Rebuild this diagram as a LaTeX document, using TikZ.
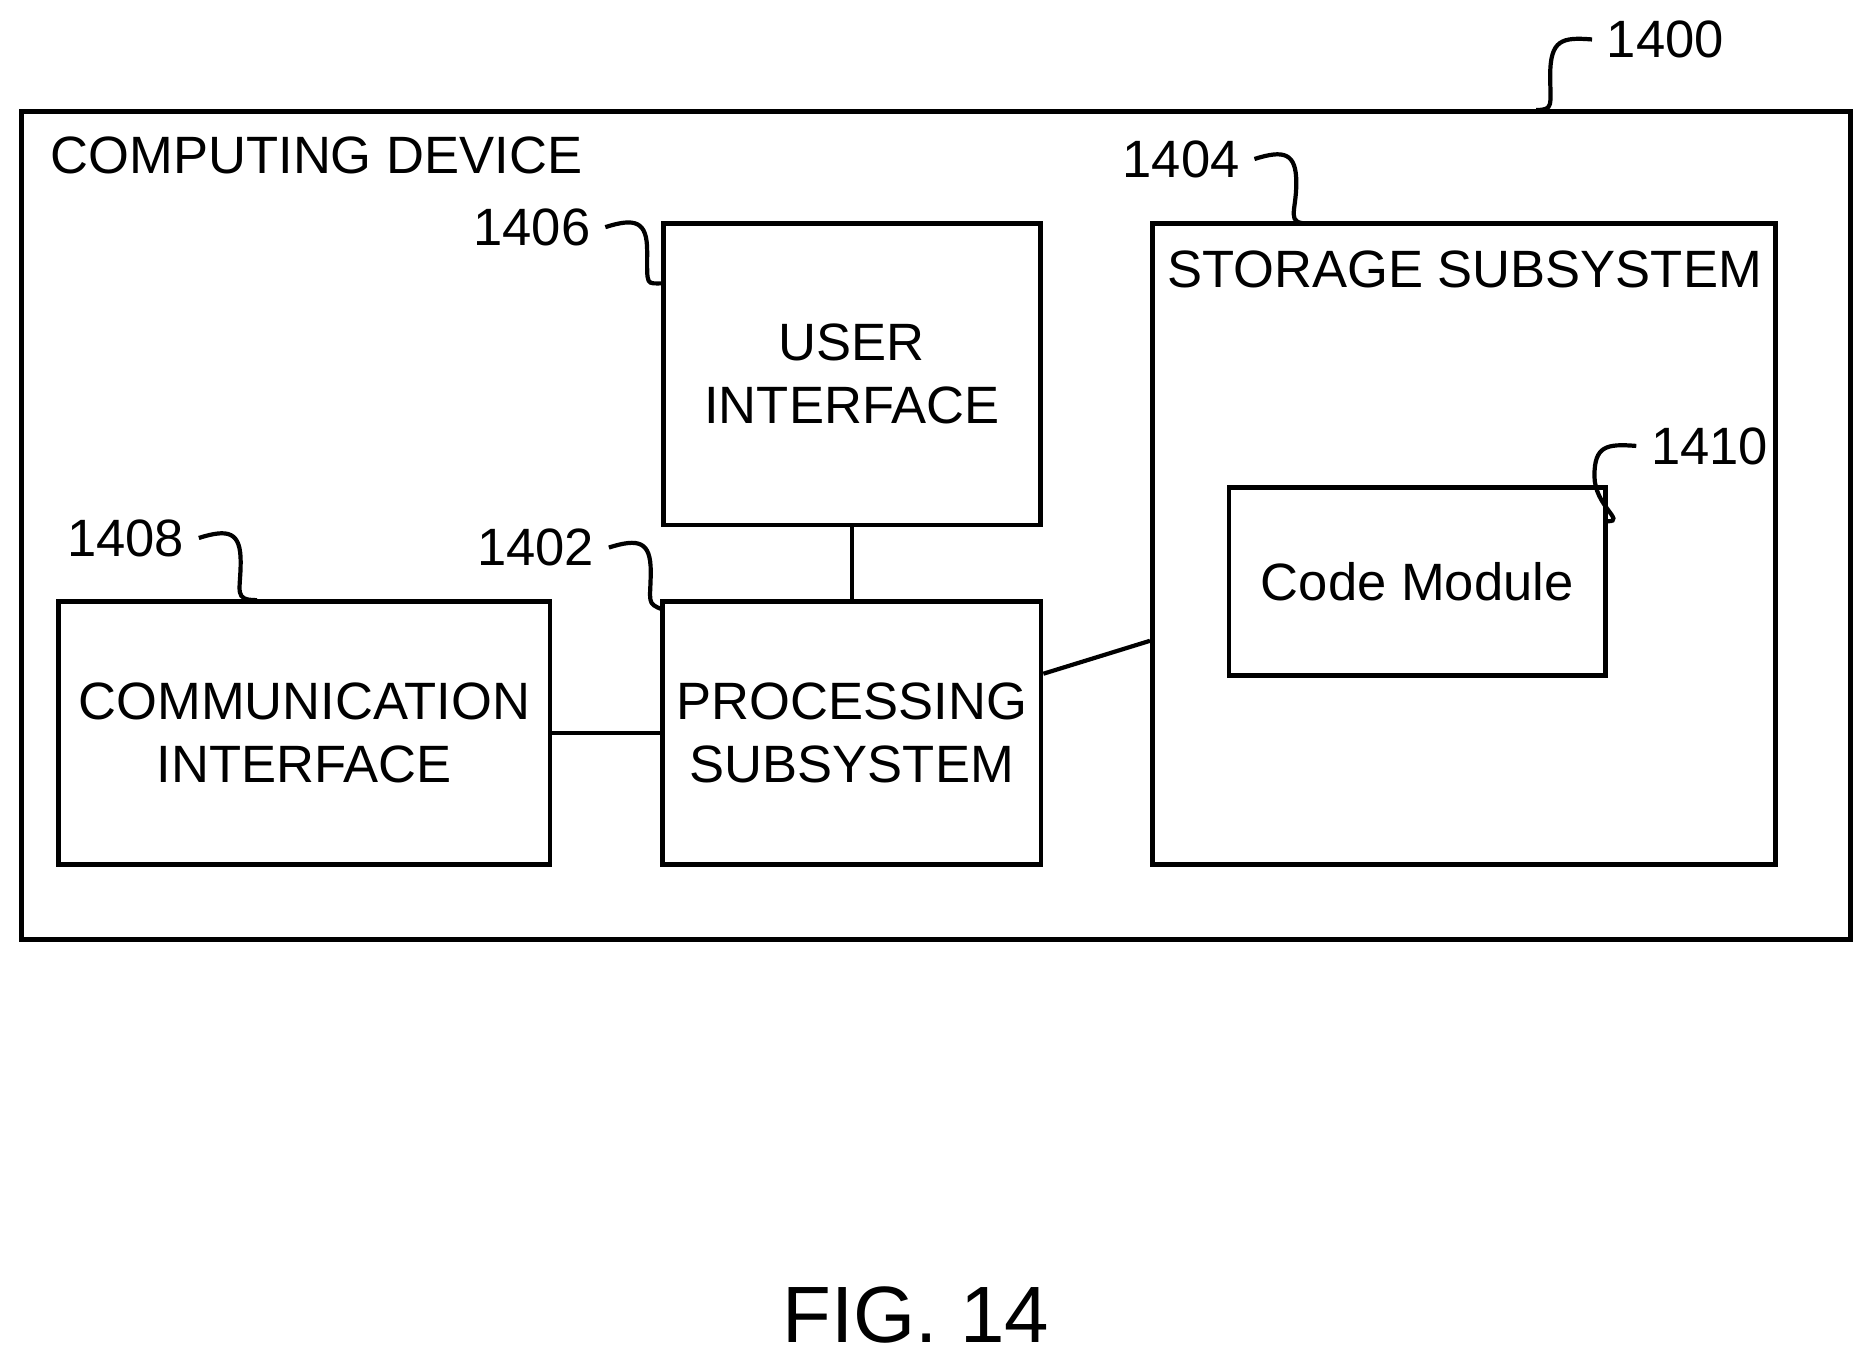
\documentclass[tikz,border=0pt]{standalone}
\usepackage{fontspec}
\setmainfont{Liberation Sans}
\tikzset{
    every node/.style={font=\fontsize{12.5}{15}\selectfont},
    blk/.style={draw, line width=1.1pt},
    lead/.style={line width=1pt}
}

\begin{document}
\begin{tikzpicture}[x=0.01cm, y=-0.01cm]
  \useasboundingbox (0,0) rectangle (1560,1133);
  \draw[blk] (18,93) rectangle (1548,786);
  \node (dev) [anchor=west] at (30,130) {COMPUTING DEVICE};

  \node (ui) [blk, minimum width=3.15cm, minimum height=2.52cm, align=center] at (712.5,313) {USER\\INTERFACE};
  \node (ps) [blk, minimum width=3.15cm, minimum height=2.2cm, align=center] at (712.5,613) {PROCESSING\\SUBSYSTEM};
  \node (ci) [blk, minimum width=4.11cm, minimum height=2.2cm, align=center] at (254.5,613) {COMMUNICATION\\INTERFACE};
  \node (ss) [blk, minimum width=5.21cm, minimum height=5.36cm] at (1224.5,455) {};
  \node (sst) at (1225,225) {STORAGE SUBSYSTEM};
  \node (cm) [blk, minimum width=3.15cm, minimum height=1.57cm] at (1185.5,486.5) {Code Module};
  \node (fig) at (766,1100) {\fontsize{19}{22}\selectfont FIG. 14};

  \draw[lead] (ui) -- (ps);
  \draw[lead] (ci) -- (ps);
  \draw[lead] (ps) -- (ss);

  % reference numerals
  \node (n1400) at (1393,33) {1400};
  \node (n1404) at (988,133) {1404};
  \node (n1406) at (445,190) {1406};
  \node (n1408) at (105,450) {1408};
  \node (n1402) at (448,458) {1402};
  \node (n1410) at (1430,373) {1410};
  \coordinate (p1400) at (1285,92);
  \coordinate (p1404) at (1095,187);
  \coordinate (p1406) at (555,237);
  \coordinate (p1408) at (215,502);
  \coordinate (p1402) at (555,510);
  \coordinate (p1410) at (1345,436);

  \draw[lead] (n1400.west) .. controls +(-25,-2) and +(0,-30) .. +(-35,30) .. controls +(0,25) and +(15,0) .. (p1400);
  \draw[lead] (n1404.east) .. controls +(25,-8) and +(0,-25) .. +(35,20) .. controls +(0,25) and +(-20,0) .. (p1404);
  \draw[lead] (n1406.east) .. controls +(25,-8) and +(0,-25) .. +(35,20) .. controls +(0,30) and +(-15,0) .. (p1406);
  \draw[lead] (n1408.east) .. controls +(25,-8) and +(0,-25) .. +(35,20) .. controls +(0,25) and +(-20,0) .. (p1408);
  \draw[lead] (n1402.east) .. controls +(25,-8) and +(0,-25) .. +(35,20) .. controls +(0,25) and +(-15,-5) .. (p1402);
  \draw[lead] (n1410.west) .. controls +(-25,-2) and +(0,-25) .. +(-35,25) .. controls +(0,25) and +(15,0) .. (p1410);
\end{tikzpicture}
\end{document}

+ + + + + + +

(To be done): Reproduce the material above in full, exactly, with no images.

(Answer to the problem):
Rebuild this diagram as a LaTeX document, using TikZ.
\documentclass[tikz,border=0pt]{standalone}
\usepackage{fontspec}
\setmainfont{Liberation Sans}
\tikzset{
    every node/.style={font=\fontsize{12.5}{15}\selectfont},
    blk/.style={draw, line width=1.1pt},
    lead/.style={line width=1pt}
}

\begin{document}
\begin{tikzpicture}[x=0.01cm, y=-0.01cm]
  \useasboundingbox (0,0) rectangle (1560,1133);
  \draw[blk] (18,93) rectangle (1548,786);
  \node (dev) [anchor=west] at (30,130) {COMPUTING DEVICE};

  \node (ui) [blk, minimum width=3.15cm, minimum height=2.52cm, align=center] at (712.5,313) {USER\\INTERFACE};
  \node (ps) [blk, minimum width=3.15cm, minimum height=2.2cm, align=center] at (712.5,613) {PROCESSING\\SUBSYSTEM};
  \node (ci) [blk, minimum width=4.11cm, minimum height=2.2cm, align=center] at (254.5,613) {COMMUNICATION\\INTERFACE};
  \node (ss) [blk, minimum width=5.21cm, minimum height=5.36cm] at (1224.5,455) {};
  \node (sst) at (1225,225) {STORAGE SUBSYSTEM};
  \node (cm) [blk, minimum width=3.15cm, minimum height=1.57cm] at (1185.5,486.5) {Code Module};
  \node (fig) at (766,1100) {\fontsize{19}{22}\selectfont FIG. 14};

  \draw[lead] (ui) -- (ps);
  \draw[lead] (ci) -- (ps);
  \draw[lead] (ps) -- (ss);

  % reference numerals
  \node (n1400) at (1393,33) {1400};
  \node (n1404) at (988,133) {1404};
  \node (n1406) at (445,190) {1406};
  \node (n1408) at (105,450) {1408};
  \node (n1402) at (448,458) {1402};
  \node (n1410) at (1430,373) {1410};
  \coordinate (p1400) at (1285,92);
  \coordinate (p1404) at (1095,187);
  \coordinate (p1406) at (555,237);
  \coordinate (p1408) at (215,502);
  \coordinate (p1402) at (555,510);
  \coordinate (p1410) at (1345,436);

  \draw[lead] (n1400.west) .. controls +(-25,-2) and +(0,-30) .. +(-35,30) .. controls +(0,25) and +(15,0) .. (p1400);
  \draw[lead] (n1404.east) .. controls +(25,-8) and +(0,-25) .. +(35,20) .. controls +(0,25) and +(-20,0) .. (p1404);
  \draw[lead] (n1406.east) .. controls +(25,-8) and +(0,-25) .. +(35,20) .. controls +(0,30) and +(-15,0) .. (p1406);
  \draw[lead] (n1408.east) .. controls +(25,-8) and +(0,-25) .. +(35,20) .. controls +(0,25) and +(-20,0) .. (p1408);
  \draw[lead] (n1402.east) .. controls +(25,-8) and +(0,-25) .. +(35,20) .. controls +(0,25) and +(-15,-5) .. (p1402);
  \draw[lead] (n1410.west) .. controls +(-25,-2) and +(0,-25) .. +(-35,25) .. controls +(0,25) and +(15,0) .. (p1410);
\end{tikzpicture}
\end{document}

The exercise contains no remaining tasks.